Mercoledì un carro armato israeliano ha di nuovo sparato e colpito, in Libano, una torretta dell’UNIFIL, la missione di pace ONU creata nel 1978 per monitorare il ritiro israeliano dal Libano e mantenere la sicurezza nella regione. Molti osservatori sostengono quindi che Israele stia continuando a violare apertamente delle linee rosse.
Nessuno sembra in grado di mettere in campo la diplomazia e anche una certa egemonia per frenare Israele. A sostenerlo è anche anche il professor Alessandro Colombo, docente di relazioni internazionali all’Università di Milano, che ai microfoni di Modem spiega: “In questo momento sembra che (il primo ministro israeliano, ndr) Netanyahu non possa essere fermato da nessuno per una serie molto lunga di ragioni; tanto per cominciare, una ragione storica: Israele si sta comportando con una sorta di assicurazione di impunità. Questa è la ragione per la quale Israele sta violando tutte le norme possibili e immaginabili. Non dimentichiamo che prima di ciò che è avvenuto in questi giorni, Israele è arrivato a colpire un consolato in un altro paese, è arrivato a colpire singoli individui in paesi sovrani. Allora tutto ciò è comprensibile soltanto sullo sfondo di un regime di impunità di lungo periodo. Israele non gode di impunità da un anno a questa parte, ma gode di impunità da 50 anni a questa parte.
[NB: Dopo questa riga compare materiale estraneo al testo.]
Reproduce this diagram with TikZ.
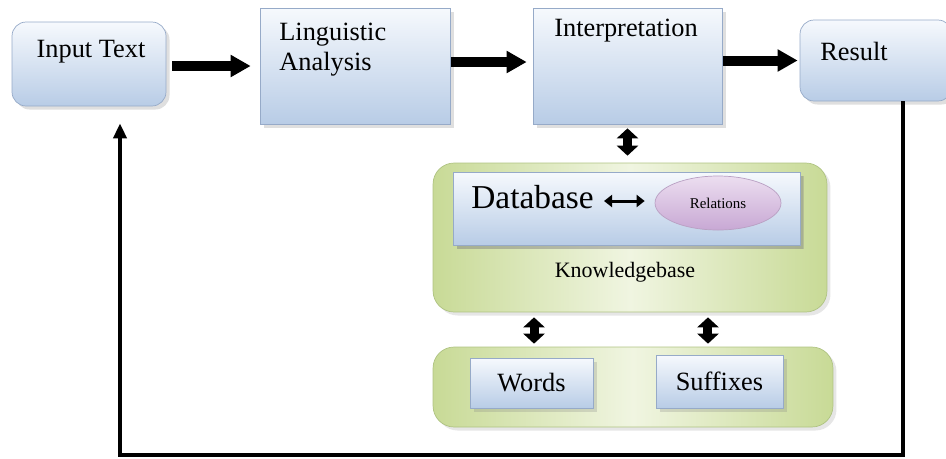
\documentclass[tikz,border=0pt]{standalone}
\usepackage{fontspec}
\setmainfont{Liberation Serif}
\usetikzlibrary{arrows.meta,positioning,shadows,shapes.geometric}

\definecolor{boxtop}{RGB}{246,249,253}
\definecolor{boxbot}{RGB}{184,204,230}
\definecolor{boxline}{RGB}{150,170,200}
\definecolor{kbedge}{RGB}{200,218,150}
\definecolor{kbmid}{RGB}{240,245,225}
\definecolor{kbline}{RGB}{175,195,130}
\definecolor{reltop}{RGB}{236,222,240}
\definecolor{relbot}{RGB}{200,168,212}

\tikzset{
  procbox/.style={draw=boxline, top color=boxtop, bottom color=boxbot,
    drop shadow={opacity=0.25, shadow xshift=2pt, shadow yshift=-2pt}},
  roundbox/.style={procbox, rounded corners=8pt},
  kbbox/.style={draw=kbline, left color=kbedge, right color=kbedge, middle color=kbmid,
    rounded corners=12pt, drop shadow={opacity=0.2, shadow xshift=2pt, shadow yshift=-2pt}},
  relshape/.style={ellipse, draw=relbot!80!gray, top color=reltop, bottom color=relbot},
  bigarrow/.style={line width=0.2cm, -{Triangle[length=0.4cm,width=0.42cm]}},
  dblarrow/.style={line width=0.18cm, {Triangle[length=0.2cm,width=0.42cm]}-{Triangle[length=0.2cm,width=0.42cm]}},
  smallarrow/.style={line width=0.06cm, {Triangle[length=0.16cm,width=0.24cm]}-{Triangle[length=0.16cm,width=0.24cm]}},
  fbarrow/.style={line width=0.08cm, -{Triangle[length=0.3cm,width=0.26cm]}}
}

\begin{document}
\begin{tikzpicture}[x=0.02cm, y=-0.02cm, font=\fontsize{15}{17}\selectfont]
  \useasboundingbox (0,0) rectangle (946,458);

  % main chain
  \node[roundbox, minimum width=3.08cm, minimum height=1.68cm] (intext) at (89,64) {};
  \node[procbox, minimum width=3.8cm, minimum height=2.32cm] (ling) at (355,66) {};
  \node[procbox, minimum width=3.78cm, minimum height=2.32cm] (interp) at (627.5,66) {};
  \node[roundbox, minimum width=3.04cm, minimum height=1.62cm] (result) at (876,60.5) {};

  \node (intextlbl) at (91,52) {Input Text};
  \node[anchor=north west, align=left, inner sep=0pt] (linglbl) at (279,23) {Linguistic\\Analysis};
  \node (interplbl) at (626,31) {Interpretation};
  \node[anchor=west, inner sep=0pt] (resultlbl) at (820,51) {Result};

  % knowledge base
  \node[kbbox, minimum width=7.88cm, minimum height=2.98cm] (kb) at (630,237.5) {};
  \node[procbox, drop shadow={opacity=0.3}, minimum width=6.94cm, minimum height=1.46cm] (db) at (626.5,208.5) {};
  \node[anchor=west, inner sep=0pt, font=\fontsize{19}{21}\selectfont] (dblbl) at (471,197) {Database};
  \node[relshape, minimum width=2.52cm, minimum height=1.08cm, inner sep=0pt,
    font=\fontsize{8.5}{10}\selectfont] (rel) at (718,203) {Relations};
  \node[font=\fontsize{12.5}{14}\selectfont] (kblbl) at (625,272) {Knowledgebase};

  % lexicon
  \node[kbbox, minimum width=8.0cm, minimum height=1.6cm] (lex) at (633,387) {};
  \node[procbox, minimum width=2.46cm, minimum height=1.0cm] (words) at (531.5,383) {Words};
  \node[procbox, minimum width=2.54cm, minimum height=1.06cm] (suff) at (719.5,381.5) {Suffixes};

  \coordinate (fbleft) at (120,455);

  % connectors
  \draw[bigarrow, shorten <=0.12cm, shorten >=0.18cm] ([yshift=-0.04cm]intext.east) -- ([yshift=-0.04cm]intext.east -| ling.west);
  \draw[bigarrow, shorten <=0.02cm, shorten >=0.12cm] ([yshift=0.08cm]ling.east) -- ([yshift=0.08cm]interp.west);
  \draw[bigarrow, shorten <=0.02cm, shorten >=0.04cm] (interp.east |- result.west) -- (result.west);
  \draw[dblarrow, shorten <=0.08cm, shorten >=0.14cm] (interp.south) -- (interp.south |- kb.north);
  \draw[smallarrow, shorten <=0.2cm, shorten >=0.2cm] ([yshift=-0.08cm]dblbl.east) -- ([yshift=-0.08cm]dblbl.east -| rel.west);
  \draw[dblarrow, shorten <=0.1cm, shorten >=0.06cm] ([xshift=-1.92cm]kb.south) -- ([xshift=-1.92cm]kb.south |- lex.north);
  \draw[dblarrow, shorten <=0.1cm, shorten >=0.06cm] ([xshift=1.56cm]kb.south) -- ([xshift=1.56cm]kb.south |- lex.north);
  \draw[fbarrow, shorten >=0.34cm] ([xshift=0.54cm]result.south) |- (fbleft) -- (fbleft |- intext.south);
\end{tikzpicture}
\end{document}
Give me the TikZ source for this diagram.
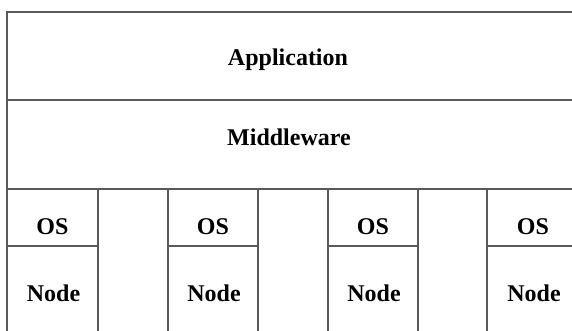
\documentclass[tikz,border=0pt]{standalone}
\usepackage{fontspec}
\setmainfont{Liberation Serif}
\tikzset{
  grid line/.style={draw=black!65, line width=1.1pt},
  label txt/.style={font=\fontsize{18}{20}\selectfont\bfseries, text=black, inner sep=0pt},
}
\begin{document}
\begin{tikzpicture}[x=0.75pt,y=-0.75pt]
\useasboundingbox (0,0) rectangle (572,331);
\clip (0,0) rectangle (572,331);
% outer structure
\coordinate (tl) at (7,12);
\coordinate (tr) at (590,12);
\coordinate (ml) at (7,100);
\coordinate (mr) at (590,100);
\coordinate (bl) at (7,189);
\coordinate (br) at (590,189);
\draw[grid line] (tr) -- (tl) -- (7,340);
\draw[grid line] (ml) -- (mr);
\draw[grid line] (bl) -- (br);
% text
\node[label txt] (app) at (288,60) {Application};
\node[label txt] (mid) at (289,137) {Middleware};
% columns
\foreach \l/\r/\i in {7/98/1,168/258/2,328/418/3,487/579/4}{
  \coordinate (c\i l) at (\l,246);
  \coordinate (c\i r) at (\r,246);
  \draw[grid line] (\l,189) -- (\l,340);
  \draw[grid line] (\r,189) -- (\r,340);
  \draw[grid line] (c\i l) -- (c\i r);
  \node[label txt] (os\i) at ({(\l+\r)/2},227) {OS};
  \node[label txt] (node\i) at ({(\l+\r)/2+1},293) {Node};
}
\end{tikzpicture}
\end{document}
Non dimentichiamoci che ciò di cui stiamo parlando, cioè l’escalation drammatica dell’ultimo anno, si svolge sullo sfondo di un’occupazione illegale, di una colonizzazione illegale (dei territori palestinesi, ndr) che negli Stati Uniti e nei paesi europei si sono mai sentiti di denunciare”.
Colpa anche degli USA
Il professore aggiunge anche come in questo contesto siano coinvolti anche gli Stati Uniti: “C’è qualche cosa in più rispetto al sostegno che gli Stati Uniti hanno sempre assicurato anche in passato a Israele. In passato Israele godeva del supporto degli Stati Uniti, ma gli USA operavano su Israele anche come un freno. In altre parole, il governo americano difendeva lo Stato ebraico, ma non consentiva di Israele di andare oltre una certa linea che avrebbe messo in discussione o in pericolo la reputazione degli Stati Uniti nella regione. Da un anno a questa parte noi scopriamo quello che in realtà sapevamo già, e cioè che la capacità egemonica degli Stati Uniti è clamorosamente declinata. Gli Stati Uniti non sono più in grado di moderare i propri maggiori alleati, in modo particolare gli Stati Uniti non sono più in grado di moderare Israele”.
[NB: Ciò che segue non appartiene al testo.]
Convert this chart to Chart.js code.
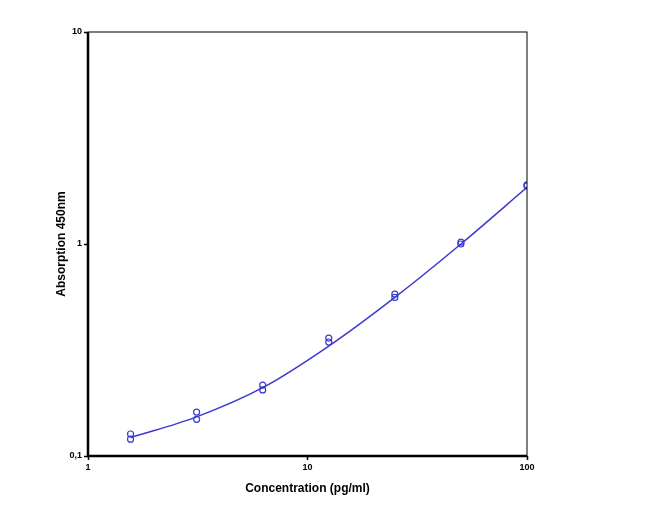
<!DOCTYPE html>
<html>
<head>
<meta charset="utf-8">
<script src="https://cdn.jsdelivr.net/npm/chart.js@4"></script>
<style>
  body { margin: 0; background: #fff; }
  #wrap { width: 650px; height: 518px; }
</style>
</head>
<body>
<div id="wrap"><canvas id="curve"></canvas></div>
<script>
// --- data ---
const concentrations = [1.5625, 3.125, 6.25, 12.5, 25, 50, 100];
const replicateA = [0.127, 0.161, 0.216, 0.36, 0.58, 1.02, 1.9];
const replicateB = [0.12, 0.149, 0.205, 0.345, 0.56, 1.0, 1.88];
const fitX = [1.5625, 3.125, 6.25, 12.5, 25, 50, 100];
const fitY = [0.122, 0.153, 0.21, 0.33, 0.56, 1.0, 1.85];
const xTicks = [1, 10, 100];
const yTicks = [0.1, 1, 10];
const yTickLabels = ['0,1', '1', '10'];

const blue = '#3a3ad0';

const pts = (ys) => concentrations.map((x, i) => ({ x: x, y: ys[i] }));

const frame = {
    id: 'frame',
    afterDraw(chart) {
        const a = chart.chartArea;
        const ctx = chart.ctx;
        ctx.save();
        ctx.strokeStyle = '#000';
        ctx.lineWidth = 1;
        ctx.strokeRect(a.left, a.top, a.right - a.left, a.bottom - a.top);
        ctx.lineWidth = 2.5;
        ctx.beginPath();
        ctx.moveTo(a.left, a.top);
        ctx.lineTo(a.left, a.bottom);
        ctx.lineTo(a.right, a.bottom);
        ctx.stroke();
        ctx.restore();
    }
};

const axisGrid = { display: true, drawOnChartArea: false, drawTicks: true, tickLength: 4, tickColor: '#000', tickWidth: 1.5 };

new Chart(document.getElementById('curve'), {
    type: 'scatter',
    data: {
        datasets: [
            {
                type: 'line',
                data: fitX.map((x, i) => ({ x: x, y: fitY[i] })),
                borderColor: blue,
                borderWidth: 1.5,
                pointRadius: 0,
                cubicInterpolationMode: 'monotone',
                fill: false
            },
            {
                data: pts(replicateA),
                borderColor: blue,
                backgroundColor: 'transparent',
                borderWidth: 1.2,
                pointRadius: 3
            },
            {
                data: pts(replicateB),
                borderColor: blue,
                backgroundColor: 'transparent',
                borderWidth: 1.2,
                pointRadius: 3
            }
        ]
    },
    options: {
        responsive: true,
        maintainAspectRatio: false,
        animation: false,
        layout: { padding: { top: 32, right: 123, left: 50, bottom: 18 } },
        plugins: { legend: { display: false }, tooltip: { enabled: false } },
        scales: {
            x: {
                type: 'logarithmic',
                min: 1,
                max: 100,
                afterBuildTicks: (s) => { s.ticks = xTicks.map(v => ({ value: v })); },
                afterFit: (s) => { s.height = 44; },
                ticks: {
                    color: '#000',
                    font: { family: 'Liberation Sans', size: 9, weight: 'bold' },
                    callback: (v) => String(v),
                    maxRotation: 0,
                    padding: 2
                },
                grid: axisGrid,
                border: { display: false },
                title: {
                    display: true,
                    text: 'Concentration (pg/ml)',
                    color: '#000',
                    font: { family: 'Liberation Sans', size: 12, weight: 'bold' },
                    padding: { top: 4 }
                }
            },
            y: {
                type: 'logarithmic',
                min: 0.1,
                max: 10,
                afterBuildTicks: (s) => { s.ticks = yTicks.map(v => ({ value: v })); },
                afterFit: (s) => { s.width = 38; },
                ticks: {
                    color: '#000',
                    font: { family: 'Liberation Sans', size: 9, weight: 'bold' },
                    callback: (v) => yTickLabels[yTicks.indexOf(v)] ?? '',
                    padding: 2
                },
                grid: axisGrid,
                border: { display: false },
                title: {
                    display: true,
                    text: 'Absorption 450nm',
                    color: '#000',
                    font: { family: 'Liberation Sans', size: 12, weight: 'bold' },
                    padding: { bottom: 4 }
                }
            }
        }
    },
    plugins: [frame]
});
</script>
</body>
</html>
Per il docente di relazioni internazionali, interpellato da Modem, c’è ancora una terza ragione, di più ampio spettro, relativa al superamento di queste linee rosse da parte di Israele. “Purtroppo, quello che avviene in Medio Oriente avviene dappertutto – spiega il professor Colombo - Noi non solo non siamo più capaci di negoziare ma non siamo più neppure capaci di concepire un negoziato. Questa è un’altra delle novità desolanti diciamo degli ultimi anni anche uno degli indicatori più clamorosi della crisi dell’ordine internazionale. E noi non riusciamo più a concepire la figura di un soggetto neutrale: questa è la posizione dell’UNIFIL che si trova in un posto che nel nostro immaginario non c’è più, non c’è più spazio per i neutrali nello scontro tra il bene e il male e non c’è più spazio per negoziatori. Noi non abbiamo più negoziatori e questo è un problema che per la verità noi oggi vediamo in Medio Oriente ma abbiamo visto per due anni anche in Ucraina. E questo naturalmente è un problema di ampissimo respiro”.
Libano, attacco a una torretta dell'UNIFIL
Telegiornale 16.10.2024, 20:00
L’Europa fatica a gestire i conflitti internazionali
Relativamente alla posizione dei Paesi europei, il prof. Alessandro Colombo sostiene che: “L’Europa fa molta fatica a gestire e affrontare qualunque conflitto internazionale. E tutto dipenderà dalla continuazione del conflitto. La cosa che probabilmente costituirà l’elemento più fondamentale sarà se ci sarà uno scontro diretto tra Stati Uniti e tra Israele e Iran. In questo caso è chiaro che tutta la regione sarà ripensata, tutta la regione sarà ridisegnata e anche l’Europa dovrà adattarsi a una regione che non è più quella che conosciamo. L’Europa ha margini molto stretti per tanto per cominciare perché è inevitabilmente allineata su questa questione alla posizione degli Stati Uniti, i quali, come è stato detto prima, stanno vivendo a propria volta una fase di transizione e stanno vivendo una fase di difficoltà generale della propria politica estera e in modo particolare della propria politica estera mediorientale”.